In experiments, we show that unintended memorization is a persistent, hard-to-avoid issue that can have serious consequences. Specifically, for models trained without consideration of memorization, we describe new, efficient procedures that can extract unique, secret sequences, such as credit card numbers. We show that our testing strategy is a practical and easy-to-use first line of defense, e.g., by describing its application to quantitatively limit data exposure in Google's Smart Compose, a commercial text-completion neural network trained on millions of users' email messages.
Adversarial Examples Are a Natural Consequence of Test Error in Noise
ICML, 2019.
Nic Ford, Justin Gilmer, Nicholas Carlini, Dogus Cubuk
Over the last few years, the phenomenon of adversarial examples --- maliciously constructed inputs that fool trained machine learning models --- has captured the attention of the research community, especially when the adversary is restricted to small modifications of a correctly handled input. Less surprisingly, image classifiers also lack human-level performance on randomly corrupted images, such as images with additive Gaussian noise. In this paper we provide both empirical and theoretical evidence that these are two manifestations of the same underlying phenomenon, establishing close connections between the adversarial robustness and corruption robustness research programs. This suggests that improving adversarial robustness should go hand in hand with improving performance in the presence of more general and realistic image corruptions. Based on our results we recommend that future adversarial defenses consider evaluating the robustness of their methods to distributional shift with benchmarks such as Imagenet-C.

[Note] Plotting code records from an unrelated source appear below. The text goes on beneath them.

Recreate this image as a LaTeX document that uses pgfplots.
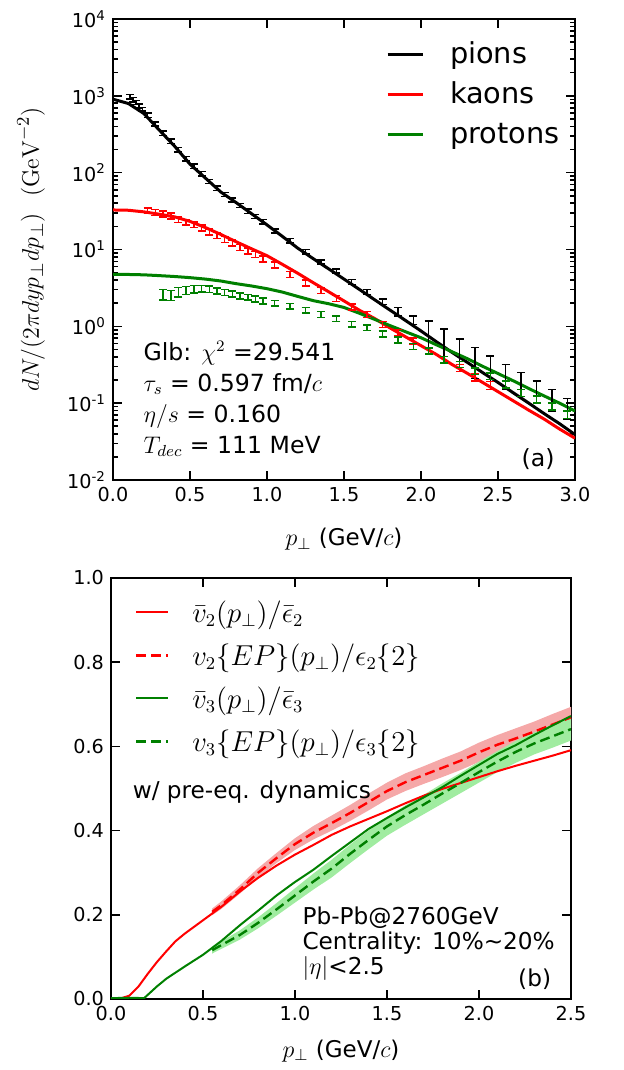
\documentclass[border=0pt]{standalone}
\usepackage[no-math]{fontspec}
\setmainfont{DejaVu Sans}
\usepackage{pgfplots}
\pgfplotsset{compat=1.18}
\usepackage{pgfplotstable}
\usepgfplotslibrary{fillbetween}

\definecolor{mplred}{RGB}{255,0,0}
\definecolor{mplgreen}{RGB}{0,128,0}
\definecolor{redband}{RGB}{245,168,168}
\definecolor{greenband}{RGB}{160,236,160}

% ---- panel (a): spectra ----
\pgfplotstableread{
p v
0.0 904
0.1 794
0.2 589
0.3 359
0.4 221
0.5 129
0.6 85
0.7 56
0.8 40.7
0.9 29.2
1.0 20.9
1.1 14.8
1.2 10.4
1.3 7.6
1.4 5.6
1.5 4.12
1.6 3.02
1.7 2.21
1.8 1.62
1.9 1.19
2.0 0.87
2.1 0.63
2.2 0.46
2.3 0.34
2.4 0.25
2.5 0.186
2.6 0.136
2.7 0.100
2.8 0.073
2.9 0.054
3.0 0.039
}\pioncurve

\pgfplotstableread{
p v
0.0 32.7
0.1 32.4
0.2 30.9
0.3 28.8
0.4 26.6
0.5 23.2
0.6 19.3
0.7 15.7
0.8 12.6
0.9 10.2
1.0 8.3
1.1 6.4
1.2 4.9
1.3 3.7
1.4 2.82
1.5 2.14
1.6 1.62
1.7 1.26
1.8 0.95
1.9 0.73
2.0 0.56
2.1 0.43
2.2 0.32
2.3 0.245
2.4 0.186
2.5 0.141
2.6 0.107
2.7 0.081
2.8 0.062
2.9 0.046
3.0 0.035
}\kaoncurve

\pgfplotstableread{
p v
0.0 4.75
0.1 4.73
0.2 4.68
0.3 4.57
0.4 4.45
0.5 4.30
0.6 4.12
0.7 3.89
0.8 3.59
0.9 3.35
1.0 3.09
1.1 2.79
1.2 2.45
1.3 2.16
1.4 1.97
1.5 1.76
1.6 1.48
1.7 1.23
1.8 1.02
1.9 0.85
2.0 0.71
2.1 0.575
2.2 0.468
2.3 0.380
2.4 0.302
2.5 0.243
2.6 0.195
2.7 0.155
2.8 0.124
2.9 0.100
3.0 0.079
}\protoncurve

\pgfplotstableread{
p v e
0.11 975 60
0.13 890 55
0.15 820 50
0.17 740 45
0.19 670 40
0.225 560 35
0.275 430 28
0.325 325 22
0.375 258 17
0.425 200 13
0.475 152 10
0.525 122 8
0.575 97 6
0.625 77 5
0.675 63 4
0.725 52 3.3
0.775 44 2.8
0.825 37.5 2.4
0.875 31.5 2.0
0.925 27 1.7
0.975 23 1.5
1.05 17.5 1.1
1.15 13.0 0.85
1.25 9.4 0.6
1.35 6.9 0.45
1.45 5.25 0.3
1.55 3.8 0.29
1.65 2.8 0.2
1.75 2.1 0.18
1.85 1.56 0.2
1.95 1.21 0.15
2.05 0.80 0.37
2.15 0.63 0.29
2.25 0.47 0.21
2.35 0.37 0.16
2.45 0.30 0.11
2.55 0.235 0.085
2.65 0.186 0.064
2.75 0.148 0.046
2.85 0.115 0.036
2.95 0.088 0.027
}\piondata

\pgfplotstableread{
p v e
0.225 32 2.8
0.275 30.5 2.7
0.325 29 2.5
0.375 27.3 2.4
0.425 24.5 2.1
0.475 22.7 2.0
0.525 21 1.8
0.575 19.2 1.7
0.625 17 1.5
0.675 15.3 1.35
0.725 13.6 1.2
0.775 12.2 1.1
0.825 10.7 0.95
0.875 9.6 0.85
0.925 8.7 0.78
0.975 7.6 0.68
1.05 6.3 0.55
1.15 4.75 0.42
1.25 3.7 0.33
1.35 2.95 0.26
1.45 2.3 0.2
1.55 1.8 0.16
1.65 1.43 0.13
1.75 1.06 0.095
1.85 0.83 0.075
1.95 0.645 0.06
2.05 0.48 0.045
2.15 0.37 0.035
2.25 0.29 0.03
2.35 0.22 0.025
2.45 0.17 0.02
}\kaondata

\pgfplotstableread{
p v e
0.325 2.6 0.4
0.375 2.55 0.38
0.425 2.8 0.38
0.475 2.95 0.35
0.525 3.05 0.33
0.575 3.1 0.3
0.625 3.05 0.28
0.675 2.9 0.26
0.725 2.78 0.25
0.775 2.65 0.24
0.825 2.5 0.22
0.875 2.4 0.21
0.925 2.28 0.2
0.975 2.15 0.19
1.05 2.0 0.17
1.15 1.82 0.15
1.25 1.62 0.13
1.35 1.43 0.12
1.45 1.26 0.1
1.55 1.07 0.09
1.65 0.96 0.08
1.75 0.8 0.07
1.85 0.67 0.06
1.95 0.55 0.05
2.05 0.48 0.045
2.15 0.37 0.035
2.25 0.32 0.03
2.35 0.262 0.025
2.45 0.225 0.022
2.55 0.176 0.018
2.65 0.137 0.014
2.75 0.112 0.012
2.85 0.091 0.01
2.95 0.071 0.008
}\protondata

% ---- panel (b): flow ratios ----
\pgfplotstableread{
p v
0.0 0.0
0.05 0.001
0.1 0.008
0.15 0.030
0.2 0.060
0.25 0.088
0.3 0.113
0.35 0.137
0.4 0.155
0.5 0.187
0.6 0.219
0.7 0.255
0.8 0.288
0.9 0.317
1.0 0.343
1.1 0.366
1.2 0.390
1.3 0.410
1.4 0.428
1.5 0.446
1.6 0.465
1.7 0.483
1.8 0.499
1.9 0.513
2.0 0.527
2.1 0.541
2.2 0.554
2.3 0.566
2.4 0.578
2.5 0.591
}\vtwobar

\pgfplotstableread{
p v e
0.55 0.207 0.008
0.6 0.223 0.009
0.7 0.260 0.010
0.8 0.300 0.011
0.9 0.335 0.012
1.0 0.368 0.014
1.1 0.395 0.016
1.2 0.418 0.018
1.3 0.442 0.019
1.4 0.468 0.020
1.5 0.494 0.020
1.6 0.515 0.021
1.7 0.532 0.021
1.8 0.549 0.022
1.9 0.566 0.022
2.0 0.586 0.023
2.1 0.604 0.023
2.2 0.619 0.024
2.3 0.635 0.024
2.4 0.652 0.025
2.5 0.669 0.025
}\vtwoep

\pgfplotstableread{
p v
0.0 0.002
0.1 0.003
0.18 0.002
0.25 0.030
0.3 0.048
0.4 0.077
0.5 0.105
0.6 0.138
0.7 0.175
0.8 0.210
0.9 0.246
1.0 0.278
1.1 0.307
1.2 0.340
1.3 0.372
1.4 0.404
1.5 0.430
1.6 0.455
1.7 0.479
1.8 0.503
1.9 0.530
2.0 0.556
2.1 0.582
2.2 0.603
2.3 0.627
2.4 0.650
2.5 0.672
}\vthreebar

\pgfplotstableread{
p v e
0.55 0.116 0.008
0.6 0.128 0.009
0.7 0.152 0.011
0.8 0.181 0.013
0.9 0.213 0.015
1.0 0.246 0.017
1.1 0.279 0.019
1.2 0.310 0.021
1.3 0.345 0.022
1.4 0.378 0.022
1.5 0.410 0.022
1.6 0.437 0.023
1.7 0.462 0.023
1.8 0.488 0.024
1.9 0.513 0.024
2.0 0.539 0.025
2.1 0.564 0.025
2.2 0.587 0.026
2.3 0.607 0.026
2.4 0.624 0.027
2.5 0.641 0.027
}\vthreeep

\pgfplotsset{
  mpl/.style={
    scale only axis,
    tick align=inside,
    major tick length=4.5pt,
    minor tick length=2.3pt,
    every tick/.style={black, line width=0.8pt},
    axis line style={line width=0.9pt},
    tick label style={font=\fontsize{9.6}{11.5}\selectfont},
    label style={font=\fontsize{11.5}{14}\selectfont},
    legend cell align=left,
  },
  % error bars only, no marker at the data point
  ebar/.style={only marks, mark=text, text mark={}, forget plot,
    error bars/.cd, y dir=both, y explicit,
    error bar style={draw=#1, line width=0.75pt},
    error mark options={draw=#1, rotate=90, line width=0.75pt, mark size=2pt}},
}

\begin{document}
\begin{tikzpicture}

\begin{axis}[mpl,
  at={(56.5pt,295pt)}, anchor=south west,
  width=231pt, height=230.5pt,
  xmin=0, xmax=3, ymin=1e-2, ymax=1e4, ymode=log,
  xtick={0,0.5,1,1.5,2,2.5,3},
  xticklabels={0.0,0.5,1.0,1.5,2.0,2.5,3.0},
  ytick={1e-2,1e-1,1,1e1,1e2,1e3,1e4},
  yticklabels={10\textsuperscript{-2},10\textsuperscript{-1},10\textsuperscript{0},10\textsuperscript{1},10\textsuperscript{2},10\textsuperscript{3},10\textsuperscript{4}},
  minor ytick={2e-2,3e-2,4e-2,5e-2,6e-2,7e-2,8e-2,9e-2,
    0.2,0.3,0.4,0.5,0.6,0.7,0.8,0.9,2,3,4,5,6,7,8,9,
    20,30,40,50,60,70,80,90,200,300,400,500,600,700,800,900,
    2000,3000,4000,5000,6000,7000,8000,9000},
  xlabel={$p_\perp$ (GeV/$c$)},
  ylabel={$dN/(2\pi dy p_\perp dp_\perp)\ \ (\mathrm{GeV}^{-2})$},
  xlabel style={at={(rel axis cs:0.5,-0.128)}, anchor=center},
  ylabel style={at={(rel axis cs:-0.1775,0.5)}, anchor=center,
    font=\fontsize{13}{15}\selectfont},
  legend style={draw=none, fill=none, at={(rel axis cs:0.591,0.952)},
    anchor=north west, inner sep=0pt, outer sep=0pt,
    row sep=6pt, column sep=13pt,
    font=\fontsize{14.4}{17}\selectfont,
    nodes={inner sep=0pt, text height=11pt, text depth=3pt, anchor=base west}},
  legend image code/.code={\draw[#1] (0pt,4.2pt) -- (17.5pt,4.2pt);},
]
\addplot[black, line width=1.5pt] table[x=p, y=v] {\pioncurve};
\addlegendentry{pions}
\addplot[mplred, line width=1.5pt] table[x=p, y=v] {\kaoncurve};
\addlegendentry{kaons}
\addplot[mplgreen, line width=1.5pt] table[x=p, y=v] {\protoncurve};
\addlegendentry{protons}
\addplot[ebar=black] table[x=p, y=v, y error=e] {\piondata};
\addplot[ebar=mplred] table[x=p, y=v, y error=e] {\kaondata};
\addplot[ebar=mplgreen] table[x=p, y=v, y error=e] {\protondata};

\begin{scope}[font=\fontsize{11.8}{14}\selectfont]
\node[anchor=base west] at (rel axis cs:0.051,0.259) {Glb: $\chi^2$ =29.541};
\node[anchor=base west] at (rel axis cs:0.051,0.193) {$\tau_s$ = 0.597 fm/$c$};
\node[anchor=base west] at (rel axis cs:0.051,0.124) {$\eta/s$ = 0.160};
\node[anchor=base west] at (rel axis cs:0.051,0.058) {$T_{dec}$ = 111 MeV};
\node[anchor=base east] at (rel axis cs:0.971,0.029) {(a)};
\end{scope}
\end{axis}

\begin{axis}[mpl,
  at={(55.5pt,35.5pt)}, anchor=south west,
  width=230pt, height=210.5pt,
  xmin=0, xmax=2.5, ymin=0, ymax=1,
  xtick={0,0.5,1,1.5,2,2.5},
  xticklabels={0.0,0.5,1.0,1.5,2.0,2.5},
  ytick={0,0.2,0.4,0.6,0.8,1},
  yticklabels={0.0,0.2,0.4,0.6,0.8,1.0},
  xlabel={$p_\perp$ (GeV/$c$)},
  xlabel style={at={(rel axis cs:0.5,-0.1235)}, anchor=center},
  legend style={draw=none, fill=none, at={(rel axis cs:0.052,0.947)},
    anchor=north west, inner sep=0pt, outer sep=0pt,
    row sep=6pt, column sep=11.5pt,
    font=\fontsize{13.5}{16}\selectfont,
    nodes={inner sep=0pt, text height=11pt, text depth=4.5pt, anchor=base west}},
  legend image code/.code={\draw[#1] (0pt,5pt) -- (16pt,5pt);},
]
\addplot[name path=rup, draw=none, forget plot] table[x=p, y expr=\thisrow{v}+\thisrow{e}] {\vtwoep};
\addplot[name path=rlo, draw=none, forget plot] table[x=p, y expr=\thisrow{v}-\thisrow{e}] {\vtwoep};
\addplot[redband, forget plot] fill between[of=rup and rlo];
\addplot[name path=gup, draw=none, forget plot] table[x=p, y expr=\thisrow{v}+\thisrow{e}] {\vthreeep};
\addplot[name path=glo, draw=none, forget plot] table[x=p, y expr=\thisrow{v}-\thisrow{e}] {\vthreeep};
\addplot[greenband, forget plot] fill between[of=gup and glo];

\addplot[mplred, line width=1pt] table[x=p, y=v] {\vtwobar};
\addlegendentry{$\bar{v}_2(p_\perp)/\bar{\epsilon}_2$}
\addplot[mplred, line width=1.2pt, dash pattern=on 5pt off 2.5pt] table[x=p, y=v] {\vtwoep};
\addlegendentry{$v_2\{EP\}(p_\perp)/\epsilon_2\{2\}$}
\addplot[mplgreen, line width=1pt] table[x=p, y=v] {\vthreebar};
\addlegendentry{$\bar{v}_3(p_\perp)/\bar{\epsilon}_3$}
\addplot[mplgreen, line width=1.2pt, dash pattern=on 5pt off 2.5pt] table[x=p, y=v] {\vthreeep};
\addlegendentry{$v_3\{EP\}(p_\perp)/\epsilon_3\{2\}$}

\begin{scope}[font=\fontsize{11.6}{14}\selectfont]
\node[anchor=base west] at (rel axis cs:0.032,0.477) {w/ pre-eq. dynamics};
\node[anchor=base west] at (rel axis cs:0.401,0.178) {Pb-Pb@2760GeV};
\node[anchor=base west] at (rel axis cs:0.401,0.117) {Centrality: 10\%\textasciitilde20\%};
\node[anchor=base west] at (rel axis cs:0.401,0.058) {$|\eta|$<2.5};
\node[anchor=base east] at (rel axis cs:0.972,0.029) {(b)};
\end{scope}
\end{axis}

\pgfresetboundingbox
\path[use as bounding box] (0,0) rectangle (311.5pt,535pt);
\end{tikzpicture}
\end{document}
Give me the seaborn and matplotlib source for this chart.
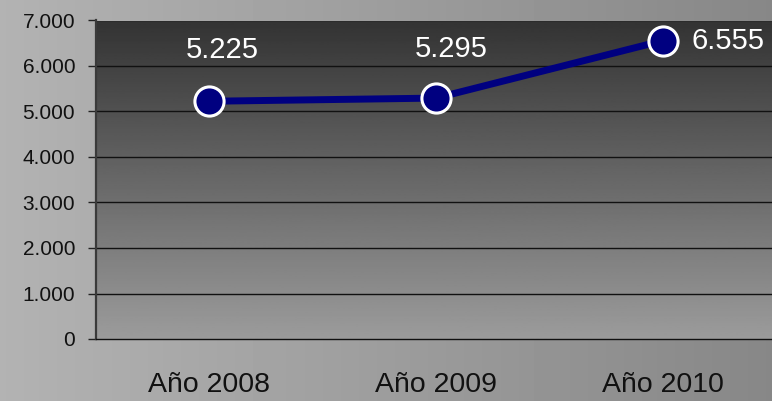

Imperceptible, Robust, and Targeted Adversarial Examples for Automatic Speech Recognition
ICML, 2019.
Yao Qin, Nicholas Carlini, Ian Goodfellow, Garrison Cottrell, Colin Raffel
Adversarial examples are inputs to machine learning models designed by an adversary to cause an incorrect output. So far, adversarial examples have been studied most extensively in the image domain. In this domain, adversarial examples can be constructed by imperceptibly modifying images to cause misclassification, and are practical in the physical world. In contrast, current targeted adversarial examples applied to speech recognition systems have neither of these properties: humans can easily identify the adversarial perturbations, and they are not effective when played over-the-air. This paper makes advances on both of these fronts. First, we develop effectively imperceptible audio adversarial examples (verified through a human study) by leveraging the psychoacoustic principle of auditory masking, while retaining 100% targeted success rate on arbitrary full-sentence targets. Next, we make progress towards physical-world over-the-air audio adversarial examples by constructing perturbations which remain effective even after applying realistic simulated environmental distortions.
Exploiting Excessive Invariance caused by Norm-Bounded Adversarial Robustness
SafeML ICLR Workshop, 2019.
Jörn-Henrik Jacobsen, Jens Behrmannn, Nicholas Carlini, Florian Tramèr, Nicolas Papernot
Adversarial examples are malicious inputs crafted to cause a model to misclassify them. Their most common instantiation, "perturbation-based" adversarial examples introduce changes to the input that leave its true label unchanged, yet result in a different model prediction. Conversely, "invariance-based" adversarial examples insert changes to the input that leave the model's prediction unaffected despite the underlying input's label having changed.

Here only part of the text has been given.